Wiktionary
n. (context mathematics English) A quotient space of a nilpotent Lie group modulo a closed subgroup, or (equivalently) a homogeneous space with a nilpotent Lie group acting transitively on it.
Wikipedia
In mathematics, a nilmanifold is a differentiable manifold which has a transitive nilpotent group of diffeomorphisms acting on it. As such, a nilmanifold is an example of a homogeneous space and is diffeomorphic to the quotient space N/H, the quotient of a nilpotent Lie group N modulo a closed subgroup H. This notion was introduced by A. Mal'cev in 1951.

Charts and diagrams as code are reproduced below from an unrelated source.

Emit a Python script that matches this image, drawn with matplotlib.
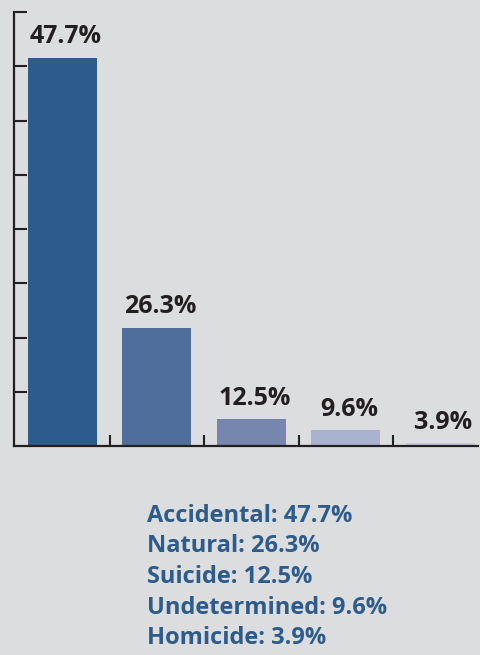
import numpy as np
import matplotlib
matplotlib.use("Agg")
import matplotlib.pyplot as plt
from matplotlib.ticker import FixedLocator

categories = ["Accidental", "Natural", "Suicide", "Undetermined", "Homicide"]
values = [47.7, 26.3, 12.5, 9.6, 3.9]
bar_colors = ["#2d5b8b", "#506e9a", "#7686ae", "#a9b3cf", "#c3c9de"]

BG = "#dcdddf"
DARK = "#231f20"
BLUE = "#2d5b8b"
FONT = ["Open Sans", "DejaVu Sans"]
plt.rcParams["font.family"] = FONT

W, H = 481, 655
fig = plt.figure(figsize=(W / 100, H / 100), dpi=100, facecolor=BG)

# axes in pixel coordinates
left, right, top, base = 14, 478, 12, 446
ax = fig.add_axes([left / W, 1 - base / H, (right - left) / W, (base - top) / H])
ax.set_facecolor(BG)

# the reference uses a compressed (roughly quadratic) vertical scale
p = 2.0
ax.set_yscale("function", functions=(lambda v: np.sign(v) * np.abs(v) ** p,
                                     lambda v: np.sign(v) * np.abs(v) ** (1 / p)))
ymax = 50.45
ax.set_ylim(0, ymax)
ax.set_xlim(-0.513, 4.397)

x = np.arange(len(values))
ax.bar(x, values, width=0.73, color=bar_colors, zorder=2)

for xi, v in zip(x, values):
    ax.annotate(f"{v}%", (xi, v), xytext=(2, 10.5), textcoords="offset points",
                ha="center", va="baseline", fontsize=18, fontweight="bold", color=DARK)

for s in ["top", "right"]:
    ax.spines[s].set_visible(False)
for s in ["left", "bottom"]:
    ax.spines[s].set_color(DARK)
    ax.spines[s].set_linewidth(1.6)

yt = [ymax * np.sqrt(k / 8) for k in range(1, 9)]
ax.yaxis.set_major_locator(FixedLocator(yt))
ax.set_yticklabels([])
ax.tick_params(axis="y", direction="in", length=9, width=1.5, color=DARK)
ax.xaxis.set_major_locator(FixedLocator([0.5, 1.5, 2.5, 3.5]))
ax.set_xticklabels([])
ax.tick_params(axis="x", direction="in", length=8, width=1.5, color=DARK)

# legend-like text block
y0 = 522
for i, (c, v) in enumerate(zip(categories, values)):
    fig.text(147 / W, 1 - (y0 + i * 30.5) / H, f"{c}: {v}%", ha="left", va="baseline",
             fontsize=17, fontweight="bold", color=BLUE)

fig.savefig("out.png", dpi=100, facecolor=BG)
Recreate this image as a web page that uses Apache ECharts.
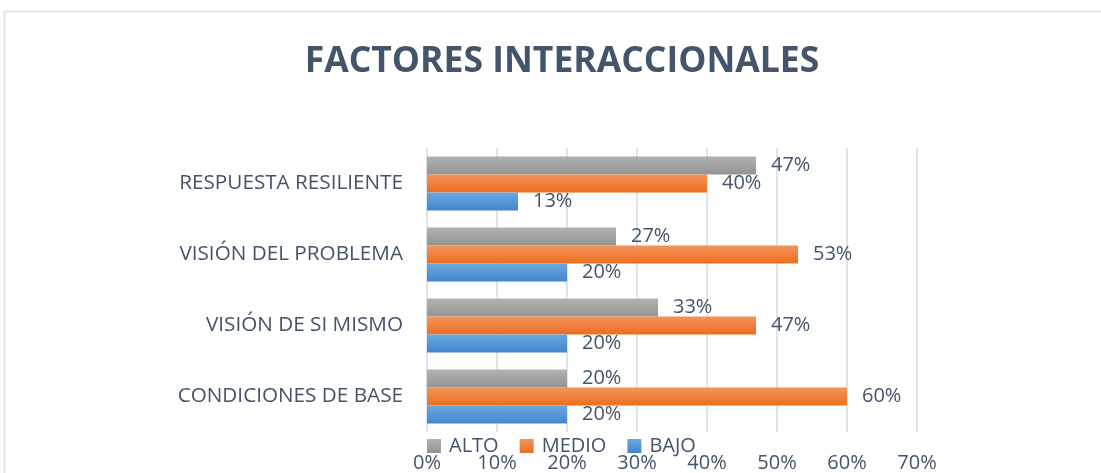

In the Riemannian category, there is also a good notion of a nilmanifold. A Riemannian manifold is called a homogeneous nilmanifold if there exist a nilpotent group of isometries acting transitively on it. The requirement that the transitive nilpotent group acts by isometries leads to the following rigid characterization: every homogeneous nilmanifold is isometric to a nilpotent Lie group with left-invariant metric (see Wilson ).
Nilmanifolds are important geometric objects and often arise as concrete examples with interesting properties; in Riemannian geometry these spaces always have mixed curvature, almost flat spaces arise as quotients of nilmanifolds, and compact nilmanifolds have been used to construct elementary examples of collapse of Riemannian metrics under the Ricci flow.
In addition to their role in geometry, nilmanifolds are increasingly being seen as having a role in arithmetic combinatorics (see Green–Tao ) and ergodic theory (see, e.g., Host–Kra ).